-- Begin --
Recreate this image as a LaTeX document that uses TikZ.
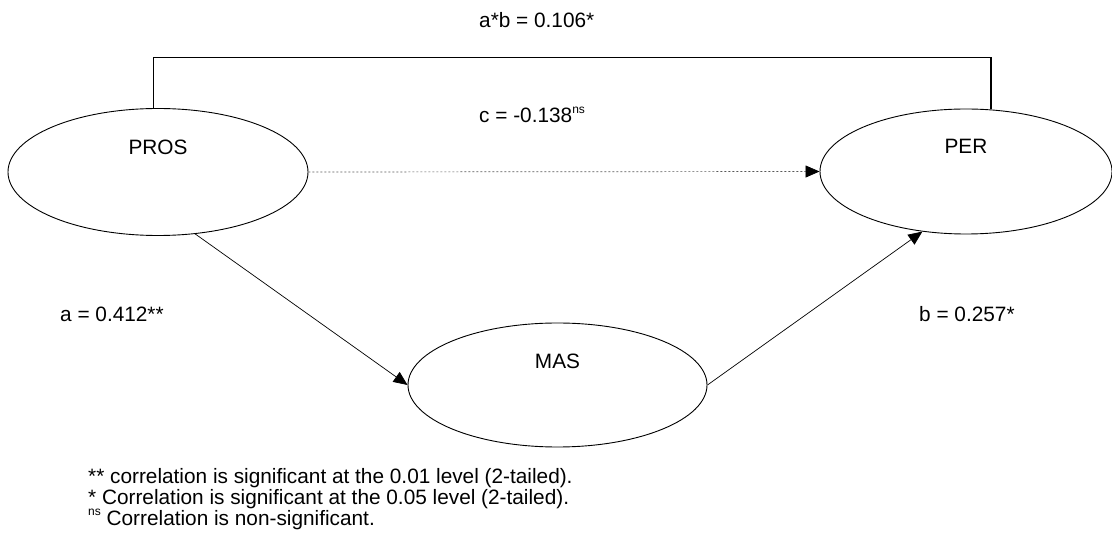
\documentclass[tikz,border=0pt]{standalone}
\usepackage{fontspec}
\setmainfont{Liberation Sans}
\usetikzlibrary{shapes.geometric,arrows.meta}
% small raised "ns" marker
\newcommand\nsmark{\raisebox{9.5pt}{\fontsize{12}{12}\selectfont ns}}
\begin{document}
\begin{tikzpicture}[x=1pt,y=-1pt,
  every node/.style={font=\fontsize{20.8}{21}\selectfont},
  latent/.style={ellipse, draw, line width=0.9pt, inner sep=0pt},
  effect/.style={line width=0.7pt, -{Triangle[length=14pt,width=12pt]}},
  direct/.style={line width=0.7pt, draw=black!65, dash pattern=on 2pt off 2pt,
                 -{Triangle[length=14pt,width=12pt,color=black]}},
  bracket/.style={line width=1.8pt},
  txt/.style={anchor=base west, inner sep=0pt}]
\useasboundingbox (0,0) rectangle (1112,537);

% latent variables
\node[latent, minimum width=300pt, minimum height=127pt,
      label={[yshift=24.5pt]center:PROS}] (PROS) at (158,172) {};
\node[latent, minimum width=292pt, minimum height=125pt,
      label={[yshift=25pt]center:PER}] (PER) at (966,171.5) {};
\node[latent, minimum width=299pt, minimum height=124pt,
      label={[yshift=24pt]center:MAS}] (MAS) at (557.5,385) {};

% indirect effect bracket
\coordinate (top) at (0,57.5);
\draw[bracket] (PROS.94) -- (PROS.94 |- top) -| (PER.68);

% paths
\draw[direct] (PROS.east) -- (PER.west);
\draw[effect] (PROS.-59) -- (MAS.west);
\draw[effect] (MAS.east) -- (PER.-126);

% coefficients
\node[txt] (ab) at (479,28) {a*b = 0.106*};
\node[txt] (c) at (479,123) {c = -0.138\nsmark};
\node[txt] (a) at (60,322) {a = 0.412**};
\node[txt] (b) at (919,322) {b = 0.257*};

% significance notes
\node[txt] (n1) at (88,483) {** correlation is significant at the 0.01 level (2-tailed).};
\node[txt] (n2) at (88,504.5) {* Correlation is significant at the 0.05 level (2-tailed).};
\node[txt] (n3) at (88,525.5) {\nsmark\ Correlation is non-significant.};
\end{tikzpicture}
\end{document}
-- End --
### Directions for this task
Repeat all the data as it stands, dropping any images it holds.

### Complete response
Recreate this image as a LaTeX document that uses TikZ.
\documentclass[tikz,border=0pt]{standalone}
\usepackage{fontspec}
\setmainfont{Liberation Sans}
\usetikzlibrary{shapes.geometric,arrows.meta}
% small raised "ns" marker
\newcommand\nsmark{\raisebox{9.5pt}{\fontsize{12}{12}\selectfont ns}}
\begin{document}
\begin{tikzpicture}[x=1pt,y=-1pt,
  every node/.style={font=\fontsize{20.8}{21}\selectfont},
  latent/.style={ellipse, draw, line width=0.9pt, inner sep=0pt},
  effect/.style={line width=0.7pt, -{Triangle[length=14pt,width=12pt]}},
  direct/.style={line width=0.7pt, draw=black!65, dash pattern=on 2pt off 2pt,
                 -{Triangle[length=14pt,width=12pt,color=black]}},
  bracket/.style={line width=1.8pt},
  txt/.style={anchor=base west, inner sep=0pt}]
\useasboundingbox (0,0) rectangle (1112,537);

% latent variables
\node[latent, minimum width=300pt, minimum height=127pt,
      label={[yshift=24.5pt]center:PROS}] (PROS) at (158,172) {};
\node[latent, minimum width=292pt, minimum height=125pt,
      label={[yshift=25pt]center:PER}] (PER) at (966,171.5) {};
\node[latent, minimum width=299pt, minimum height=124pt,
      label={[yshift=24pt]center:MAS}] (MAS) at (557.5,385) {};

% indirect effect bracket
\coordinate (top) at (0,57.5);
\draw[bracket] (PROS.94) -- (PROS.94 |- top) -| (PER.68);

% paths
\draw[direct] (PROS.east) -- (PER.west);
\draw[effect] (PROS.-59) -- (MAS.west);
\draw[effect] (MAS.east) -- (PER.-126);

% coefficients
\node[txt] (ab) at (479,28) {a*b = 0.106*};
\node[txt] (c) at (479,123) {c = -0.138\nsmark};
\node[txt] (a) at (60,322) {a = 0.412**};
\node[txt] (b) at (919,322) {b = 0.257*};

% significance notes
\node[txt] (n1) at (88,483) {** correlation is significant at the 0.01 level (2-tailed).};
\node[txt] (n2) at (88,504.5) {* Correlation is significant at the 0.05 level (2-tailed).};
\node[txt] (n3) at (88,525.5) {\nsmark\ Correlation is non-significant.};
\end{tikzpicture}
\end{document}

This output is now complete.